A pest inspection adds termite, borer, fungal-decay and other timber-damage assessment.

In NSW and ACT, a “Combined Building & Pest” is standard practice. In QLD, you typically get two separate reports.

What It Does NOT Cover

  • Inside walls (not invasive)
  • Roof tiles individually (visual from above only)
  • Pool equipment beyond surface check
  • Compliance certificates (you need separate documents for these)
  • Underfloor heating, gas lines (specialist inspections)
  • Recent renovations without permits (you need council records)
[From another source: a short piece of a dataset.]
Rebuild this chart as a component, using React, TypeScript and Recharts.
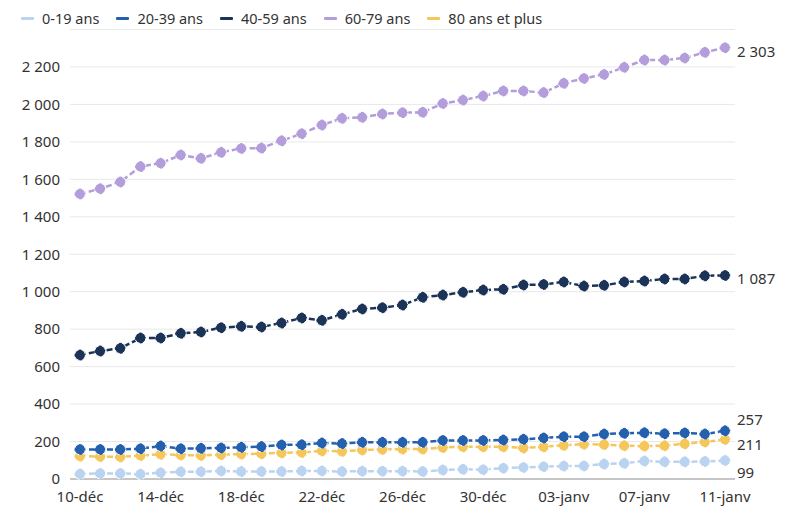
import React from "react";
import {
  CartesianGrid,
  LabelList,
  Line,
  LineChart,
  XAxis,
  YAxis,
} from "recharts";

// Dates (categories)
const dates = [
  "10-déc", "11-déc", "12-déc", "13-déc", "14-déc", "15-déc", "16-déc",
  "17-déc", "18-déc", "19-déc", "20-déc", "21-déc", "22-déc", "23-déc",
  "24-déc", "25-déc", "26-déc", "27-déc", "28-déc", "29-déc", "30-déc",
  "31-déc", "01-janv", "02-janv", "03-janv", "04-janv", "05-janv",
  "06-janv", "07-janv", "08-janv", "09-janv", "10-janv", "11-janv",
];

const xTicks = [
  "10-déc", "14-déc", "18-déc", "22-déc", "26-déc",
  "30-déc", "03-janv", "07-janv", "11-janv",
];

const yTicks = [0, 200, 400, 600, 800, 1000, 1200, 1400, 1600, 1800, 2000, 2200];

// Series values
const age0to19 = [
  27, 30, 30, 26, 34, 39, 39, 43, 40, 40, 40, 43, 43, 40, 42, 42, 42,
  40, 48, 52, 50, 58, 62, 66, 69, 70, 80, 84, 96, 92, 92, 94, 99,
];
const age20to39 = [
  158, 158, 158, 162, 176, 162, 164, 166, 169, 173, 182, 183, 192, 189,
  196, 196, 196, 196, 206, 206, 206, 208, 212, 219, 226, 226, 240, 244,
  247, 242, 246, 240, 257,
];
const age40to59 = [
  662, 683, 698, 753, 753, 778, 785, 808, 815, 812, 833, 860, 847, 879,
  908, 915, 929, 970, 982, 997, 1009, 1013, 1036, 1039, 1052, 1030, 1034,
  1052, 1057, 1068, 1068, 1085, 1087,
];
const age60to79 = [
  1522, 1550, 1586, 1668, 1686, 1730, 1712, 1744, 1765, 1767, 1806, 1844,
  1890, 1926, 1931, 1949, 1956, 1958, 2005, 2023, 2045, 2072, 2072, 2063,
  2113, 2139, 2160, 2198, 2237, 2237, 2248, 2278, 2303,
];
const age80plus = [
  122, 120, 118, 125, 132, 128, 126, 130, 133, 135, 140, 142, 150, 148,
  155, 158, 160, 160, 168, 172, 172, 172, 166, 172, 180, 186, 184, 178,
  176, 178, 188, 198, 211,
];

const data = dates.map((date, i) => ({
  date,
  a0: age0to19[i],
  a20: age20to39[i],
  a40: age40to59[i],
  a60: age60to79[i],
  a80: age80plus[i],
}));

const series = [
  { key: "a0", name: "0-19 ans", color: "#b9d3f0", labelDy: 14 },
  { key: "a20", name: "20-39 ans", color: "#2460ae", labelDy: -10 },
  { key: "a40", name: "40-59 ans", color: "#1b3357", labelDy: 5 },
  { key: "a60", name: "60-79 ans", color: "#b39ddb", labelDy: 5 },
  { key: "a80", name: "80 ans et plus", color: "#f5c75a", labelDy: 7 },
];

// draw order: yellow under the blues
const drawOrder = ["a80", "a0", "a60", "a40", "a20"];

const FONT = "'Noto Sans', sans-serif";
const fmt = (v: number) => String(v).replace(/\B(?=(\d{3})+(?!\d))/g, " ");

const EndLabel = (props: any) => {
  const { x, y, index, value, dy } = props;
  if (index !== dates.length - 1) return null;
  return (
    <text
      x={x + 12}
      y={y + dy}
      dominantBaseline="middle"
      fill="#333"
      fontSize={15}
      fontFamily={FONT}
    >
      {fmt(value)}
    </text>
  );
};

export default function App() {
  return (
    <div
      style={{
        position: "absolute",
        left: 0,
        top: 0,
        width: 800,
        height: 521,
        background: "#fff",
        fontFamily: FONT,
      }}
    >
      <div
        style={{
          position: "absolute",
          left: 21,
          top: 8,
          display: "flex",
          alignItems: "center",
          gap: 17,
          fontSize: 14.5,
          color: "#333",
        }}
      >
        {series.map((s) => (
          <div key={s.key} style={{ display: "flex", alignItems: "center" }}>
            <span
              style={{
                display: "inline-block",
                width: 13,
                height: 3,
                background: s.color,
                marginRight: 8,
                borderRadius: 1,
              }}
            />
            <span>{s.name}</span>
          </div>
        ))}
      </div>
      <LineChart
        width={800}
        height={521}
        data={data}
        margin={{ top: 29.5, right: 65, left: 8, bottom: 10 }}
      >
        <CartesianGrid vertical={false} stroke="#e8e8e8" />
        <XAxis
          dataKey="date"
          ticks={xTicks}
          interval={0}
          padding={{ left: 10, right: 10 }}
          axisLine={{ stroke: "#999" }}
          tickLine={false}
          tickMargin={6}
          tick={{ fill: "#333", fontSize: 15, fontFamily: FONT }}
          height={32}
        />
        <YAxis
          domain={[0, 2400]}
          ticks={yTicks}
          interval={0}
          width={62}
          axisLine={false}
          tickLine={false}
          tickMargin={4}
          tickFormatter={fmt}
          tick={{ fill: "#333", fontSize: 15, fontFamily: FONT }}
        />
        {drawOrder.map((k) => {
          const s = series.find((d) => d.key === k)!;
          return (
            <Line
              key={s.key}
              dataKey={s.key}
              name={s.name}
              type="linear"
              stroke={s.color}
              strokeWidth={2.5}
              strokeDasharray="6 3"
              dot={{ r: 5.5, fill: s.color, stroke: "#fff", strokeWidth: 1 }}
              activeDot={false}
              isAnimationActive={false}
            >
              <LabelList
                dataKey={s.key}
                content={(p: any) => <EndLabel {...p} dy={s.labelDy} />}
              />
            </Line>
          );
        })}
      </LineChart>
    </div>
  );
}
How to Use the Report as Leverage

If the report flags any major defect, you have three options:

  1. Walk away — typical fixed-term contracts in NSW/VIC let you exit during the cooling-off period or via a “subject to building inspection” clause if structured that way.
  2. Negotiate a price reduction — most common move. A $10,000 roof replacement quote becomes a $10,000 ask off the sale price.
  3. Request seller-funded repairs — less common; sellers often prefer to discount rather than warrant repairs.

In a buyer’s market, sellers often accept the negotiation. In a hot market (Sydney/Melbourne 2026 still warm), sellers may shrug — but a documented defect still gives you genuine grounds to walk without penalty.

The Order Matters

Get the inspection before unconditional contract, never after. Typical Australian process:

  1. Bid/offer accepted (subject-to-inspection clause)
  2. Pay deposit (usually 0.25% holding, then 10% on contract)
  3. Building inspection within 5–7 days
  4. Negotiate based on report
  5. Go unconditional → 10% deposit non-refundable
  6. Settlement (60–90 days standard)

Auction Properties

At auction, you cannot make conditional bids — there’s no cooling-off period. So you must do the inspection beforehand if you intend to bid. This means spending $700+ on a property you may not win.

In hot markets, serious bidders sometimes do 3–5 inspections for every property they win. Build the cost into your budget.

When to Skip Inspection

Honestly, never on a residential purchase. The $700 cost is rounding error against a $700,000 purchase, and the report’s negotiating value pays for itself most of the time. Even on brand-new builds, a snag inspection is worth doing.

Bottom Line

Treat building inspection as a $700 investment in either negotiation leverage or walk-away protection. Always condition the contract on a satisfactory report when possible. Read the actual report yourself — don’t just trust the summary.